Untuk menentukan memperoleh bukti permulaan yang cukup yaitu paling sedikit 2 (dua) jenis alat bukti sebagaimana dimaksud pada ayat (1) ditentukan melalui gelar perkara.
Oleh karena itu disimpulkan bahwa seseorang hanya bisa ditetapkan sebagai tersangka bila terdapat minimal 2 (dua) alat bukti sebagaimana termuat dalam pasal 184 KUHAP dan, sebelumnya telah pernah diperiksa sebagai calon tersangka/saksi.
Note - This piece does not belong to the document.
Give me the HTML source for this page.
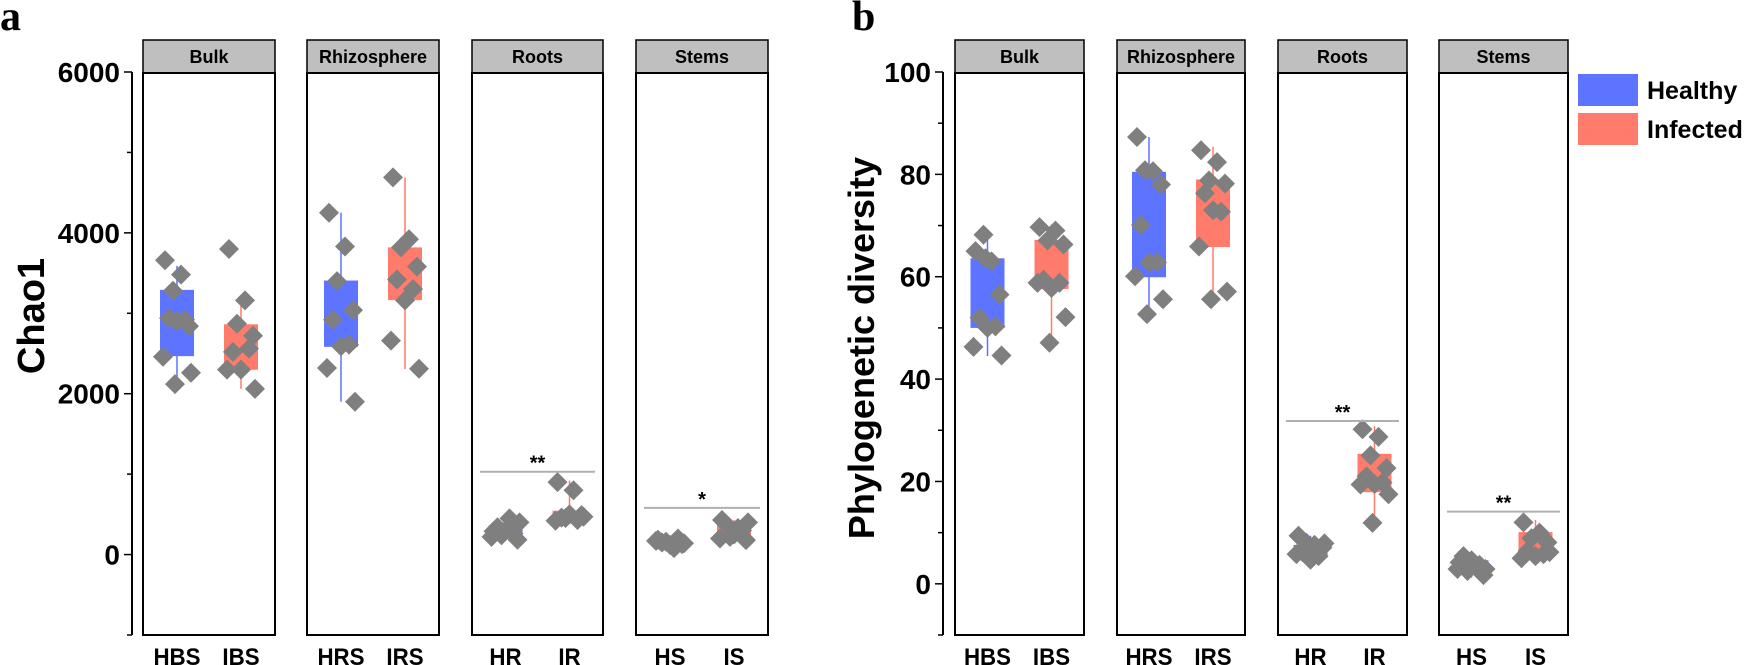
<!DOCTYPE html>
<html><head><meta charset="utf-8"><style>
html,body{margin:0;padding:0;background:#fff;}
svg{display:block;font-family:"Liberation Sans",Arial,sans-serif;}
</style></head><body>
<svg id="chart" width="1747" height="665" viewBox="0 0 1747 665"></svg>
<script>
const groupsA = ["HBS","IBS","HRS","IRS","HR","IR","HS","IS"];
const facetNames = ["Bulk","Rhizosphere","Roots","Stems"];
// Panel a: Chao1 [q1,q3,whiskerLow,whiskerHigh]
const boxA = [[2467,3291,2113,3590],[2298,2863,2060,3150],[2583,3407,1902,4252],[3164,3819,2308,4686],
              [200,330,170,450],[430,545,400,920],[100,200,80,230],[220,370,180,430]];
const ptsA = [[3660,3480,3280,2840,2940,2920,2900,2460,2260,2120],
              [3800,3160,2870,2720,2520,2560,2300,2300,2060],
              [4250,3830,3400,3040,2920,2610,2590,2320,1900],
              [4690,3920,3820,3580,3420,3300,3160,2660,2310],
              [290,450,240,185,340,260,300,220,400],
              [900,800,455,490,460,430,500,420,470],
              [185,80,160,130,150,200,120,170,140],
              [430,330,220,180,380,300,250,200,400]];
const sigA = [[2,1030,"**"],[3,580,"*"]];
// Panel b: Phylogenetic diversity
const boxB = [[50.0,63.6,44.5,68.3],[57.6,67.2,47.1,70.2],[59.9,80.5,52.5,87.3],[65.8,79.0,54.9,85.4],
              [5.1,7.6,4.2,9.4],[17.9,25.4,11.9,30.8],[2.5,4.6,1.2,5.8],[5.4,10.1,4.6,12.5]];
const ptsB = [[65,63,68.2,56.5,52,50.3,50,46.3,44.6,63.6],
              [69.7,69,67.1,66.3,59.4,58.8,57.8,58.8,52.1,47.1],
              [87.3,80.6,80.8,78,70.1,62.8,62.8,60.1,55.6,52.7],
              [84.7,82.4,78.8,78.2,76.3,72.7,73,65.9,57.1,55.6],
              [9.4,7.6,8,7.1,6.2,5.4,4.7,5.8,7.9,6.6],
              [30.2,28.7,25.1,22.6,21,19.8,19.5,19.4,17.5,11.9],
              [4.2,3.3,2.5,1.7,5.4,3.7,4.6,2.9,2.9],
              [12,10,8.9,8.1,6.4,5.8,5.4,5,6.2]];
const sigB = [[2,31.8,"**"],[3,14.1,"**"]];
const ticksA = [-1000,0,1000,2000,3000,4000,5000,6000];
const ticksB = [-10,0,10,20,30,40,50,60,70,80,90,100];

const NS="http://www.w3.org/2000/svg";
const svg=document.getElementById('chart');
function mk(tag,attrs,parent,text){const e=document.createElementNS(NS,tag);for(const k in attrs)e.setAttribute(k,attrs[k]);if(text!==undefined)e.textContent=text;(parent||svg).appendChild(e);return e;}
const blue="#5c74ff", red="#ff7b6b", gray="#7f7f7f";
const jit=[-12,4,-4,12,-8,8,0,-14,14,-2];

function panel(cfg){
  const g=mk('g',{});
  
  
  const y=v=>cfg.top+(cfg.max-v)/(cfg.max-cfg.min)*(cfg.bottom-cfg.top);
  const ax=mk('line',{x1:cfg.axisX,y1:cfg.top,x2:cfg.axisX,y2:cfg.bottom,stroke:'#000','stroke-width':2},g);
  
  
  cfg.ticks.forEach((t,i)=>{
    const major=(t%cfg.majorStep===0)&&t>=0;
    const tl=mk('line',{x1:cfg.axisX-(major?8:5),y1:y(t),x2:cfg.axisX,y2:y(t),stroke:'#000','stroke-width':1.5},g);
    
    
    if(major){
      const lb=mk('text',{x:cfg.axisX-12,y:y(t)+10,'text-anchor':'end','font-size':28,'font-weight':'bold'},g,String(t));
      
      
    }
  });
  const yt=mk('text',{x:cfg.titleX,y:cfg.titleY,'text-anchor':'middle','font-size':cfg.titleSize,'font-weight':'bold',transform:`rotate(-90 ${cfg.titleX} ${cfg.titleY})`},g,cfg.title);
  
  
  const pl=mk('text',{x:cfg.letterX,y:30,'font-size':42,'font-weight':'bold','font-family':'"Liberation Serif",serif'},g,cfg.letter);
  
  
  cfg.facets.forEach((f,fi)=>{
    const fg=mk('g',{},g);
    
    
    const st=mk('rect',{x:f[0],y:40,width:f[1]-f[0],height:33,fill:'#bfbfbf',stroke:'#000','stroke-width':1.5},fg);
    
    
    const stt=mk('text',{x:(f[0]+f[1])/2,y:63,'text-anchor':'middle','font-size':18,'font-weight':'bold'},fg,facetNames[fi]);
    
    
    const fr=mk('rect',{x:f[0],y:73,width:f[1]-f[0],height:cfg.bottom-73,fill:'none',stroke:'#000','stroke-width':2},fg);
    
    
    const cx=(f[0]+f[1])/2;
    [0,1].forEach(k=>{
      const gi=fi*2+k, x=cx+(k?32:-32), col=k?red:blue, b=cfg.box[gi];
      const wl=mk('line',{x1:x,y1:y(b[2]),x2:x,y2:y(b[3]),stroke:col,'stroke-width':1.5},fg);
      
      
      const bx=mk('rect',{x:x-17,y:y(b[1]),width:34,height:Math.max(1,y(b[0])-y(b[1])),fill:col},fg);
      
      
      cfg.pts[gi].forEach((v,pi)=>{
        const px=x+jit[pi%jit.length], py=y(v);
        const d=mk('polygon',{points:`${px},${py-10} ${px+10},${py} ${px},${py+10} ${px-10},${py}`,fill:gray},fg);
        
        
      });
      const xl=mk('text',{x:x,y:665,'text-anchor':'middle','font-size':24,'font-weight':'bold',transform:`translate(${x},0) scale(0.93,1) translate(${-x},0)`},g,groupsA[gi]);
      
      
    });
  });
  cfg.sig.forEach(s=>{
    const f=cfg.facets[s[0]];
    const sl=mk('line',{x1:f[0]+8,y1:y(s[1]),x2:f[1]-8,y2:y(s[1]),stroke:'#b0b0b0','stroke-width':2},g);
    
    
    const stx=mk('text',{x:(f[0]+f[1])/2,y:y(s[1])-2,'text-anchor':'middle','font-size':20,'font-weight':'bold'},g,s[2]);
    
    
  });
}
panel({name:'panel-a-chao1',letter:'a',letterX:0,min:-1000,max:6000,majorStep:2000,top:72,bottom:635,axisX:132,
  ticks:ticksA,title:'Chao1',titleSize:38,titleX:44,titleY:316,
  facets:[[143,275],[307,439],[472,603],[636,768]],box:boxA,pts:ptsA,sig:sigA});
panel({name:'panel-b-phylogenetic-diversity',letter:'b',letterX:852,min:-10,max:100,majorStep:20,top:72,bottom:635,axisX:943,
  ticks:ticksB,title:'Phylogenetic diversity',titleSize:36,titleX:874,titleY:348,
  facets:[[955,1084],[1117,1245],[1278,1407],[1439,1568]],box:boxB,pts:ptsB,sig:sigB});
const lg=mk('g',{});


[["Healthy",blue,74],["Infected",red,113]].forEach(l=>{
  const r=mk('rect',{x:1578,y:l[2],width:60,height:32,fill:l[1]},lg);
  
  
  const t=mk('text',{x:1647,y:l[2]+25,'font-size':25,'font-weight':'bold'},lg,l[0]);
  
  
});
</script>
</body></html>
Jika seseorang ditetapkan sebagai tersangka, sementara syarat-syarat tersebut tidak dipenuhi, maka tersangka dapat mengajukan praperadilan, sebagaimana Putusan Mahkamah Konstitusi (MK) Nomor 21/PUU-XII/2014 tanggal 28 April 2015, Mahkamah menambah penetapan tersangka, penggeledahan, dan penyitaan termasuk sebagai obyek praperadilan pada Pasal 77 KUHAP.
Pasal 77 huruf a KUHAP:
Pengadilan negeri berwenang untuk memeriksa dan memutus, sesuai dengan ketentuan yang diatur dalam undang-undang ini tentang sah atau tidaknya penangkapan, penahanan, penghentian penyidikan atau penghentian penuntutan.